The author’s car, aka the Seedmobile, with bags of native grass and forb seeds collected for planting in prairie restorations. Photo by Amy Martin.
Master naturalist classes transformed me. Hard to be depressed when you surround yourself with the human antidote to apathy. My all too desk-bound body is starting to show a bit of muscle. Dirt perpetually cakes my hiking boots. Life is good.
“We abuse land because we regard it as a commodity belonging to us. When we see land as a community to which we belong, we may begin to use it with love and respect.” – Aldo Leopold
Plants rescued by master naturalists invigorate prairie being rehabilitated at Connemara Meadow Preserve. Courtesy of Connemara.
Texas Master Naturalist Program
About: Since 1997, the Texas Master Naturalist program has grown to include 48 chapters and more than 10,800 volunteers serving Texas communities throughout 84 percent of the state’s counties. The mission of the program is to develop a corps of well-informed volunteers to provide education, outreach and service dedicated to the beneficial management of natural resources and natural areas within their communities for the state of Texas.
Local Chapters:
The North Texas chapter of the Texas Master Naturalists program formed in 1998 and serves Dallas, Rockwall and Kaufman counties. It holds a spring certification program. Deadline for spring classes is Nov. 30. Application is available here.

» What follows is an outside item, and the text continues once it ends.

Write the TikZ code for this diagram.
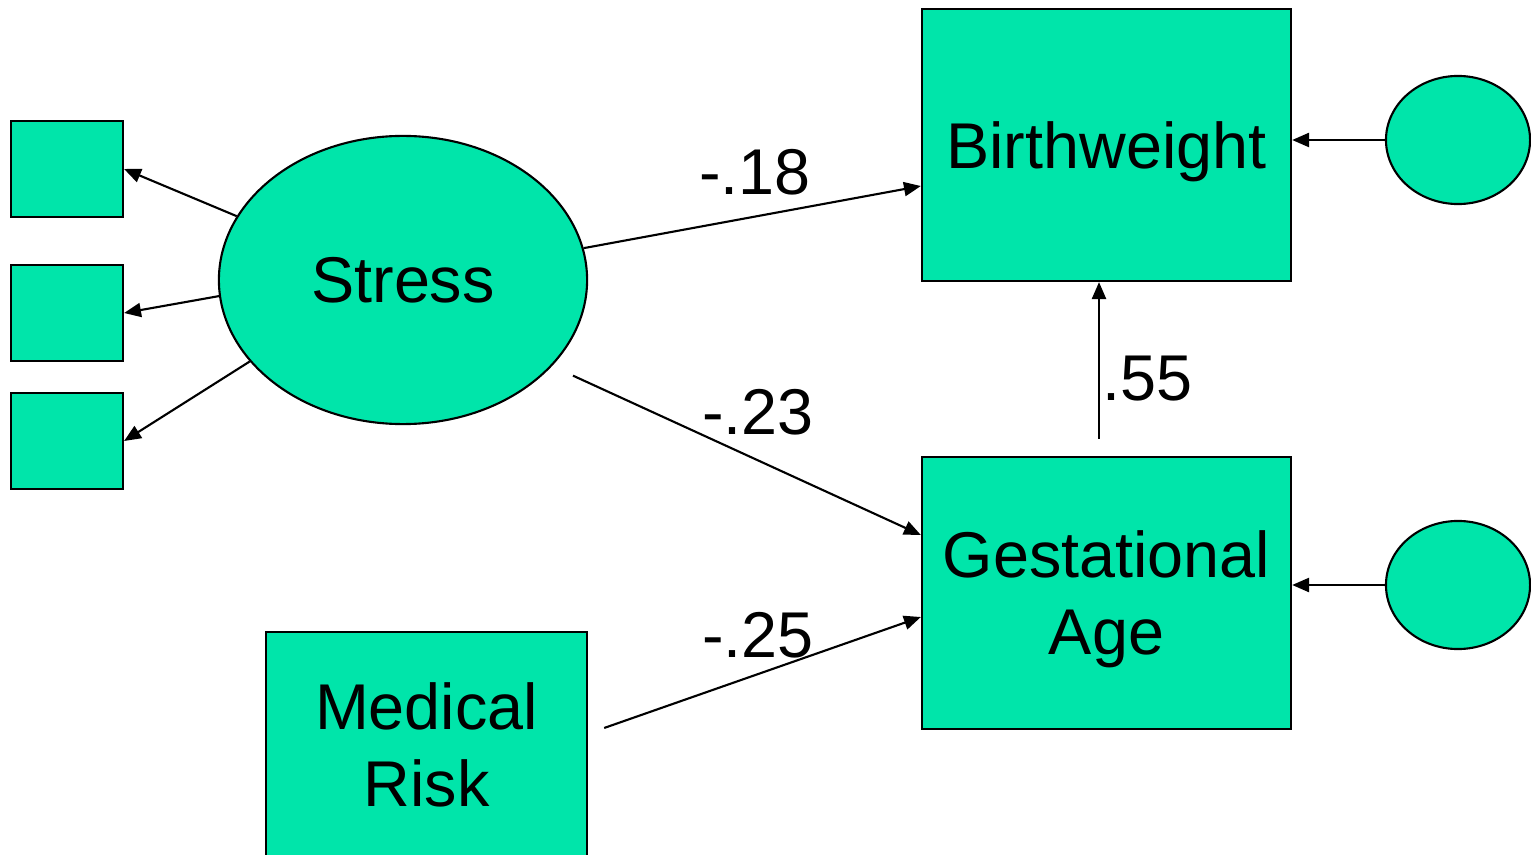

The Blackland Prairie chapter covers Collin and Far North Dallas County. It holds a certification program in the spring in McKinney.
The Crosstimbers chapter was created in 1999 and serves Tarrant and Parker counties. It holds a 9-week fall certification class annually.
The Elm Fork Chapter encompasses Denton, Wise, and Cooke counties. It holds a spring certification program in the Denton area.
The Indian Trail chapter serves Ellis and Navarro counties. It holds a fall certification class.
The Rio Brazos chapter was formed in 2005 and covers Hood, Johnson and Somervell counties.